Association of Investment Professionals in the Netherlands
My membership

Onbeheerst modelrisico veroorzaakt onherroepelijke schade!

Back to recent publications

Financiële instellingen kunnen niet zonder modellen. Modellen worden bijvoorbeeld gebruikt voor het vaststellen van de gewenste asset allocatie, het berekenen van (valuta) exposures en het waarderen van beleggingen. Modelrisico is het risico dat suboptimale of verkeerde besluitvorming plaatsvindt als gevolg van een onjuiste werking van een model of het gebruik van een verkeerd model, met financiële en/of reputatie impact als consequentie.

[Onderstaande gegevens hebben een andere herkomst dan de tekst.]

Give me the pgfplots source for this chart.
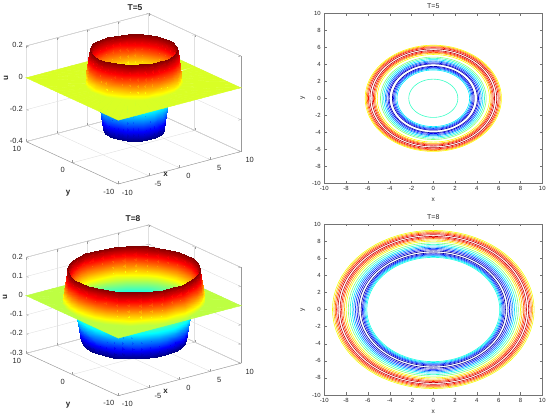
\documentclass[border=0pt]{standalone}
\usepackage{fontspec}
\setmainfont{Liberation Sans}
\usepackage{pgfplots}
\usepackage{pgfplotstable}
\pgfplotsset{compat=1.18}
\pgfplotsset{/pgf/number format/assume math mode=true}

% radial profiles u(r)
\pgfplotstableread{
r u
0 -0.060
1.0 -0.062
1.6 -0.066
2.0 -0.072
2.25 -0.080
2.7 -0.095
3.0 -0.105
3.33 -0.120
3.45 -0.160
3.55 -0.200
3.65 -0.240
3.75 -0.280
3.9 -0.300
4.05 -0.280
4.15 -0.240
4.28 -0.200
4.4 -0.160
4.55 -0.120
4.7 -0.080
4.85 -0.040
5.0 0.000
}\negA
\pgfplotstableread{
r u
5.0 0.000
5.15 0.020
5.3 0.060
5.4 0.100
5.5 0.140
5.62 0.180
5.72 0.210
5.82 0.180
5.95 0.140
6.05 0.100
6.15 0.060
6.25 0.020
6.35 0.000
}\posA
\pgfplotstableread{
r u
0 -0.050
2.0 -0.050
4.0 -0.051
5.0 -0.052
5.6 -0.054
5.9 -0.056
6.1 -0.060
6.2 -0.080
6.3 -0.110
6.4 -0.140
6.5 -0.170
6.62 -0.200
6.74 -0.210
6.85 -0.200
7.0 -0.170
7.15 -0.140
7.3 -0.110
7.45 -0.080
7.62 -0.050
7.8 -0.020
7.9 0.000
}\negB
\pgfplotstableread{
r u
7.9 0.000
8.0 0.020
8.15 0.050
8.3 0.080
8.42 0.110
8.55 0.140
8.65 0.165
8.75 0.140
8.88 0.110
9.0 0.080
9.12 0.050
9.25 0.020
9.35 0.000
}\posB

% sweep a radial profile over angles 0,10,...,360
\newcommand\polartable[3]{%
  \pgfplotstablegetrowsof{#1}%
  \xdef#3{\pgfplotsretval}%
  \pgfmathtruncatemacro\nrows{37*#3}%
  \pgfplotstablenew[
    create on use/a/.style={create col/expr={10*floor(\pgfplotstablerow/#3)}},
    create on use/r/.style={create col/assign/.code={%
        \pgfmathtruncatemacro\kk{mod(\pgfplotstablerow,#3)}%
        \pgfplotstablegetelem{\kk}{r}\of#1%
        \pgfkeyslet{/pgfplots/table/create col/next content}\pgfplotsretval}},
    create on use/u/.style={create col/assign/.code={%
        \pgfmathtruncatemacro\kk{mod(\pgfplotstablerow,#3)}%
        \pgfplotstablegetelem{\kk}{u}\of#1%
        \pgfkeyslet{/pgfplots/table/create col/next content}\pgfplotsretval}},
    columns={a,r,u}]{\nrows}#2%
}
\polartable{\negA}{\negAtab}{\negAn}
\polartable{\posA}{\posAtab}{\posAn}
\polartable{\negB}{\negBtab}{\negBn}
\polartable{\posB}{\posBtab}{\posBn}

\pgfplotstablenew[
  create on use/pa/.style={create col/expr={5*floor(\pgfplotstablerow/2)}},
  create on use/pf/.style={create col/expr={mod(\pgfplotstablerow,2)}},
  create on use/pz/.style={create col/expr={0}},
  columns={pa,pf,pz}]{146}\planetab
\pgfplotstablenew[
  create on use/ang/.style={create col/expr={5*\pgfplotstablerow}},
  create on use/zz/.style={create col/expr={0}},
  columns={ang,zz}]{73}\angtab

\newcommand\surfpart[2]{%
  \addplot3[surf, shader=interp, z buffer=sort, mesh/cols=#2]
    table[x expr={\thisrow{r}*cos(\thisrow{a})}, y expr={\thisrow{r}*sin(\thisrow{a})}, z=u] {#1};}
\newcommand\planepart[1]{%
  \addplot3[surf, shader=flat, point meta=0, mesh/cols=2]
    table[x expr={((1-\thisrow{pf})*#1+\thisrow{pf}*10/max(abs(cos(\thisrow{pa})),abs(sin(\thisrow{pa}))))*cos(\thisrow{pa})},
          y expr={((1-\thisrow{pf})*#1+\thisrow{pf}*10/max(abs(cos(\thisrow{pa})),abs(sin(\thisrow{pa}))))*sin(\thisrow{pa})},
          z=pz] {\planetab};}
% contour ring: radius, colour position on the jet map (0..1000)
\newcommand\ring[2]{%
  \addplot[color of colormap={#2 of jet}, line width=0.6bp, line join=round]
    table[x expr={#1*cos(\thisrow{ang})}, y expr={#1*sin(\thisrow{ang})}] {\angtab};}

\pgfplotsset{
  threed/.style={
    anchor=origin,
    x={(6.12bp,1.62bp)}, y={(-4.6bp,2.12bp)},
    xmin=-10, xmax=10, ymin=-10, ymax=10,
    xtick={-10,-5,0,5,10}, ytick={-10,0,10},
    grid=major, major grid style={black!12, line width=0.4bp},
    axis line style={black!40, line width=0.4bp},
    tick style={black!40}, major tick length=2.5bp,
    tick label style={font=\fontsize{7.5}{8}\selectfont, text=black!85},
    xticklabel style={anchor=center, xshift=9bp, yshift=-8.5bp},
    yticklabel style={anchor=center, xshift=-9.5bp, yshift=-7.5bp},
    colormap/jet, scaled ticks=false, clip=false,
  },
  flat/.style={
    anchor=south west, scale only axis, width=218bp,
    xmin=-10, xmax=10, ymin=-10, ymax=10,
    xtick distance=2, ytick distance=2,
    tick label style={font=\fontsize{6}{7}\selectfont, text=black!85},
    label style={font=\fontsize{6.5}{7}\selectfont, text=black!85},
    title style={font=\fontsize{7}{8}\selectfont, text=black!85, yshift=-5bp},
    axis line style={black!55}, tick style={black!55}, major tick length=2.5bp,
    tick align=inside, tick pos=both,
    colormap/jet, xlabel={x}, ylabel={y},
  },
}

\begin{document}
\begin{tikzpicture}
\path[use as bounding box] (0,0) rectangle (550bp,418bp);

% ---------- T=5, surface ----------
\begin{axis}[threed, at={(133.5bp,335.2bp)}, z={(0bp,159.5bp)},
  zmin=-0.4, zmax=0.2, ztick={-0.4,-0.2,0,0.2},
  point meta min=-0.3, point meta max=0.21]
\surfpart{\negAtab}{\negAn}
\planepart{6.3}
\surfpart{\posAtab}{\posAn}
\end{axis}

% ---------- T=8, surface ----------
\begin{axis}[threed, at={(133.5bp,117.3bp)}, z={(0bp,192bp)},
  zmin=-0.3, zmax=0.2, ztick={-0.3,-0.2,-0.1,0,0.1,0.2},
  point meta min=-0.21, point meta max=0.165]
\surfpart{\negBtab}{\negBn}
\planepart{9.3}
\surfpart{\posBtab}{\posBn}
\end{axis}

% ---------- T=5, contours (levels -0.28 ... 0.18 on [-0.3,0.21]) ----------
\begin{axis}[flat, at={(324.3bp,234.7bp)}, height=170bp, title={T=5}]
\ring{6.25}{627}\ring{6.15}{706}\ring{6.05}{784}\ring{5.95}{863}\ring{5.82}{941}
\ring{5.62}{941}\ring{5.5}{863}\ring{5.4}{784}\ring{5.3}{706}\ring{5.15}{627}
\ring{4.85}{510}\ring{4.7}{431}\ring{4.55}{353}\ring{4.4}{275}\ring{4.28}{196}
\ring{4.15}{118}\ring{4.05}{39}
\ring{3.75}{39}\ring{3.65}{118}\ring{3.55}{196}\ring{3.45}{275}\ring{3.33}{353}
\ring{2.25}{431}
\end{axis}

% ---------- T=8, contours (levels -0.20 ... 0.14 on [-0.21,0.165]) ----------
\begin{axis}[flat, at={(324.3bp,23bp)}, height=171bp, title={T=8}]
\ring{9.25}{613}\ring{9.12}{693}\ring{9.0}{773}\ring{8.88}{853}\ring{8.75}{933}
\ring{8.55}{933}\ring{8.42}{853}\ring{8.3}{773}\ring{8.15}{693}\ring{8.0}{613}
\ring{7.8}{507}\ring{7.62}{427}\ring{7.45}{347}\ring{7.3}{267}\ring{7.15}{187}
\ring{7.0}{107}\ring{6.85}{27}
\ring{6.62}{27}\ring{6.5}{107}\ring{6.4}{187}\ring{6.3}{267}\ring{6.2}{347}
\ring{6.1}{400}
\end{axis}

% ---------- titles and labels of the surface plots ----------
\begin{scope}[every node/.style={font=\bfseries\fontsize{8}{9}\selectfont, text=black!85, inner sep=0pt}]
\node[font=\bfseries\fontsize{8.5}{9}\selectfont] at (135bp,410.5bp) {T=5};
\node[rotate=90] at (6bp,339.7bp) {u};
\node at (68bp,225bp) {y};
\node at (165.5bp,244bp) {x};
\node[font=\bfseries\fontsize{8.5}{9}\selectfont] at (133bp,199bp) {T=8};
\node[rotate=90] at (5bp,121bp) {u};
\node at (68bp,12.3bp) {y};
\node at (165.7bp,26.5bp) {x};
\end{scope}
\end{tikzpicture}
\end{document}
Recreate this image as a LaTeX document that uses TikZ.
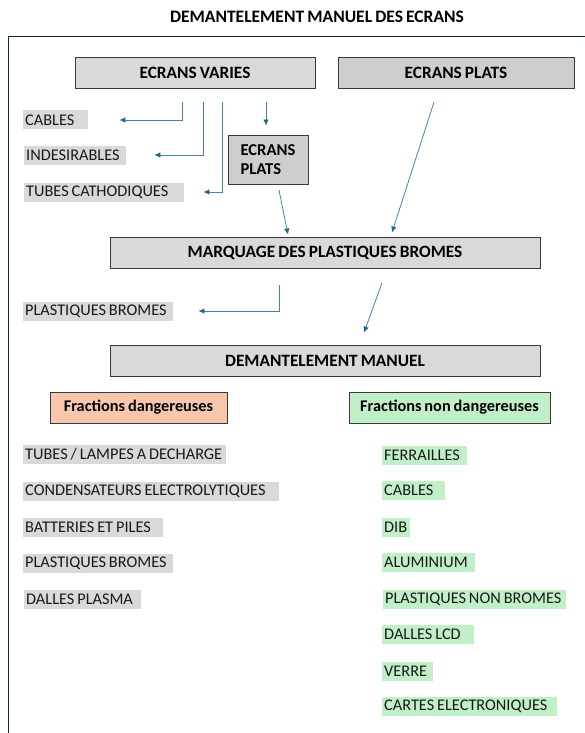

Gebaseerd op zowel wetenschappelijk onderzoek als praktijkvoorbeelden, worden in dit artikel verschillende verschijningsvormen van modelrisico geanalyseerd. Daarnaast wordt door de auteurs ingegaan op de wijze waarop financiële instellingen dit risico effectief kunnen beheersen.

 

Manifestatie van modelrisico bij financiële instellingen

Het faillissement in 1998 van het hedge fonds Long Term Capital Management (LTCM) en de (model) risico impact die zich in 2010 bij Waddell & Reed heeft gemanifesteerd, tonen aan dat modelrisico kan leiden tot groot financieel verlies met zelfs een faillissement tot gevolg.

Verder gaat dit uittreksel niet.